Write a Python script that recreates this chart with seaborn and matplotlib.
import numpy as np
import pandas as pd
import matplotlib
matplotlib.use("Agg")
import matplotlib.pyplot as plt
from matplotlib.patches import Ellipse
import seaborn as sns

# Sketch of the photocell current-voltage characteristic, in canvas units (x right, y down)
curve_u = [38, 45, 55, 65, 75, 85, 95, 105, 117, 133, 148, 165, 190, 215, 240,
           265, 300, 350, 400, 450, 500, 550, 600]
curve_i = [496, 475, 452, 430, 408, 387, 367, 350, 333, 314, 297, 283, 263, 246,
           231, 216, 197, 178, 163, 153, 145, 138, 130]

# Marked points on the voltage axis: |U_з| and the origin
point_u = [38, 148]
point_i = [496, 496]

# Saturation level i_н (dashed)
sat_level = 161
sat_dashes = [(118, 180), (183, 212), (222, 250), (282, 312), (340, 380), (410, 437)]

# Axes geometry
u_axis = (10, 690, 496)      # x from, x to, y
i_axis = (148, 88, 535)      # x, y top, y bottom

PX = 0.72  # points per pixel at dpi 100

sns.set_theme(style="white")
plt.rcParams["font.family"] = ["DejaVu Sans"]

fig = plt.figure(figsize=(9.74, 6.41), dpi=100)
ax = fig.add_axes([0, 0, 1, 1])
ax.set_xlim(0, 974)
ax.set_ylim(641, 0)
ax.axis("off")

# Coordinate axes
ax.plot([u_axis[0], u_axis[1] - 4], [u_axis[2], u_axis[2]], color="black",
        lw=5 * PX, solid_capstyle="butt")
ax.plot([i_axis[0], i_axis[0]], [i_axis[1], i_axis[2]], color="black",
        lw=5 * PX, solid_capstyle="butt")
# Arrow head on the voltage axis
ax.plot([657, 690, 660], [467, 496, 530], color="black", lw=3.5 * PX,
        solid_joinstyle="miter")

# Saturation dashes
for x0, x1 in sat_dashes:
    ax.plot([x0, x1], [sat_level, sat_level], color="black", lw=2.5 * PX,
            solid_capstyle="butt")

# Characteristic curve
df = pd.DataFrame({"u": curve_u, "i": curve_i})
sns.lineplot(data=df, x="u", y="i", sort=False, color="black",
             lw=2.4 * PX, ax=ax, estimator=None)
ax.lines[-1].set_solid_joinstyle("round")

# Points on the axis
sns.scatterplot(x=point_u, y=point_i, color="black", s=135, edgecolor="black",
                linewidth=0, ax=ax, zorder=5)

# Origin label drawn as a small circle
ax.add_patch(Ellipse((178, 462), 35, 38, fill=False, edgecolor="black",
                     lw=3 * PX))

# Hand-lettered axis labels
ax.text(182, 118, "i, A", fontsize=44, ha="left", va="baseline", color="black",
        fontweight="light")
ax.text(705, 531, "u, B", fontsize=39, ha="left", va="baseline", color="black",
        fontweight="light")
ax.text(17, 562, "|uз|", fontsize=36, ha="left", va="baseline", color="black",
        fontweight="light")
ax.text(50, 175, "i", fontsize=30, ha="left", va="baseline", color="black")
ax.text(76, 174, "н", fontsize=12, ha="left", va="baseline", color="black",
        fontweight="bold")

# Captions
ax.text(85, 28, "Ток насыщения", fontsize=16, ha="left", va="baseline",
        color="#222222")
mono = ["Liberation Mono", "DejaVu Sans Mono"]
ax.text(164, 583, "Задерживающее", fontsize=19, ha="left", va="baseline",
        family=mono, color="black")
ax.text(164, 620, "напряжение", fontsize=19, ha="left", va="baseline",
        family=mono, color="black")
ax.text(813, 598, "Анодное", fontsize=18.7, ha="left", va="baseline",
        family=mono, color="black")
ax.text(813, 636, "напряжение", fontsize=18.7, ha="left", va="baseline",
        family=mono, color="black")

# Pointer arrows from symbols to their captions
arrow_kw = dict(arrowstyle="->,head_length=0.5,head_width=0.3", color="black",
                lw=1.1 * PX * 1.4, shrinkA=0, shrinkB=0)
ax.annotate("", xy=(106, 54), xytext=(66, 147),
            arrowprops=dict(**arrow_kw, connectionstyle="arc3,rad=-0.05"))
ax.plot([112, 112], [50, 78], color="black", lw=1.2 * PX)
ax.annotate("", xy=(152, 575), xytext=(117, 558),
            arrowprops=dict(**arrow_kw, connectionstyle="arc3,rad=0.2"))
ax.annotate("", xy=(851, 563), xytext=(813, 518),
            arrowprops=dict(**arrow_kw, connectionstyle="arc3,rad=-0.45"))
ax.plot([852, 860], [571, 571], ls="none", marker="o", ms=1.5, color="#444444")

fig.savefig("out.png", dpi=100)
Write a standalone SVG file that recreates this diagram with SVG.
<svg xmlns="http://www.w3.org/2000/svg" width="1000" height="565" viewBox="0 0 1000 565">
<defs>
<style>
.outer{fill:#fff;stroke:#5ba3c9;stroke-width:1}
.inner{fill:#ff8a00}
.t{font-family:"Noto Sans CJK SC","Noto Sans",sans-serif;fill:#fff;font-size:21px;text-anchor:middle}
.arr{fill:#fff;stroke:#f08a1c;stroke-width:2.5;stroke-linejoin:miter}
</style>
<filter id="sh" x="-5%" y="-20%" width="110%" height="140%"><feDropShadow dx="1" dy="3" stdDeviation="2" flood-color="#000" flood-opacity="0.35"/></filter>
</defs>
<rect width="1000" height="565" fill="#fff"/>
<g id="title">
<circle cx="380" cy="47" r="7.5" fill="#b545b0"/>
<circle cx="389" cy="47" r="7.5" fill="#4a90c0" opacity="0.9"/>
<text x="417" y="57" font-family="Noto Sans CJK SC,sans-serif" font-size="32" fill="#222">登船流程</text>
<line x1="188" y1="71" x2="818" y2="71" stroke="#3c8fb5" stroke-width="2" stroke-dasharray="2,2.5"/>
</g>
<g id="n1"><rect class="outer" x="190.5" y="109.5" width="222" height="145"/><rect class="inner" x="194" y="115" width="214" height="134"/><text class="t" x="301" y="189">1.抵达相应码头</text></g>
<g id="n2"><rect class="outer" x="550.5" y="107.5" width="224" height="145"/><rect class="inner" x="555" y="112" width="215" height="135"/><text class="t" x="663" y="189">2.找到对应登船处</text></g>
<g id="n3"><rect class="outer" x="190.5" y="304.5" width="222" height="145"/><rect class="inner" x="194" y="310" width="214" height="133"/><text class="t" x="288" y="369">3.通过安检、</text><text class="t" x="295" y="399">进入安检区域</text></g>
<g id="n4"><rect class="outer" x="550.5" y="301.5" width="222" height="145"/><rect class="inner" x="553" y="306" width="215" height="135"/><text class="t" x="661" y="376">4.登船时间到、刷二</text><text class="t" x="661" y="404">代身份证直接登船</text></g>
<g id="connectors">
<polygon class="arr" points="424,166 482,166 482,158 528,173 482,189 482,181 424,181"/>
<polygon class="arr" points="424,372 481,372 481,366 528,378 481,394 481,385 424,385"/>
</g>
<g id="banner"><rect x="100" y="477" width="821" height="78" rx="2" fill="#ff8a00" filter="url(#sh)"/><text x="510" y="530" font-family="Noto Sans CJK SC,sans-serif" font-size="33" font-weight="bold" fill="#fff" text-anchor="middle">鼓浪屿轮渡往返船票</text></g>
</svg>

# # # #

What this task involves:
Gather, from the listing above, every line carrying the word "matplotlib".

Written answer:
Write a Python script that recreates this chart with seaborn and matplotlib.
import matplotlib
matplotlib.use("Agg")
import matplotlib.pyplot as plt
from matplotlib.patches import Ellipse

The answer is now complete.